El Chaltén operates on hiker time. Hostels serve early breakfasts for dawn starts. Cafes fill in the afternoon with mud-splattered trekkers comparing notes on trail conditions. The local microbrews - brewed with glacial water, they claim - taste better after twenty kilometers with a pack on your back. Patagonian lamb rotates on vertical spits called asadores in restaurant windows.
The vibe is international, democratic, united by blisters and weather complaints. Backpackers share tables with professional climbers. Languages mix. Everyone has the same topic: which trail, which weather window, which miradores. And everyone, sooner or later, looks up at the peaks - checking for cloud, hoping for clarity, quietly stunned that such mountains exist and that a trail leads toward them from this ramshackle little town.

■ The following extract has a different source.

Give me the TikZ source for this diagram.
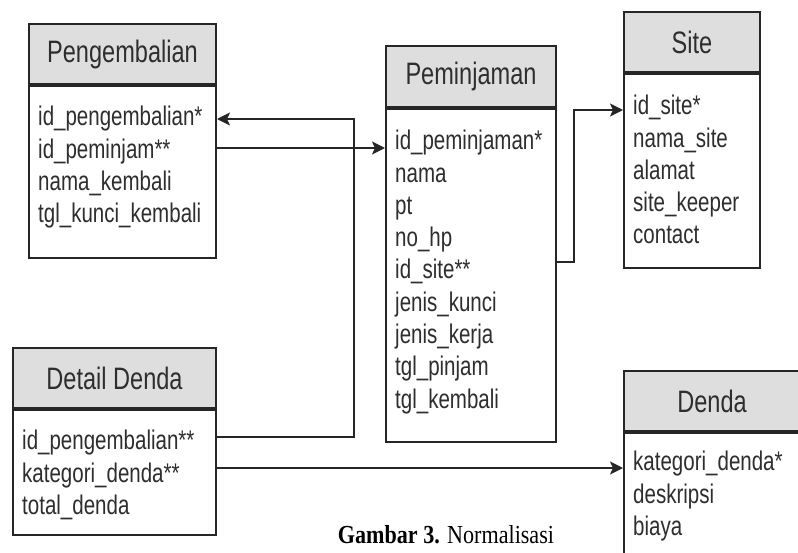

Located at 49.3°S, 72.9°W in southern Argentina's Santa Cruz Province. The village sits at the northern edge of Los Glaciares National Park, directly beneath the Fitz Roy massif. Mount Fitz Roy (3,405m) is unmistakable from altitude - a distinctive jagged granite spire, often cloud-capped, visible from considerable distance in clear conditions. Cerro Torre's needle-like summit rises nearby. No airport in town - nearest is El Calafate (FTE), 220km south by road (3 hours). The village appears as a small cluster of buildings at the end of Ruta 23, surrounded by forest and facing the peaks. Lago Viedma lies to the south. The Southern Patagonian Ice Field dominates the western horizon. Expect strong westerly winds, rapid weather changes, and frequent cloud around the peaks. Best flying conditions typically early morning before thermals and winds build.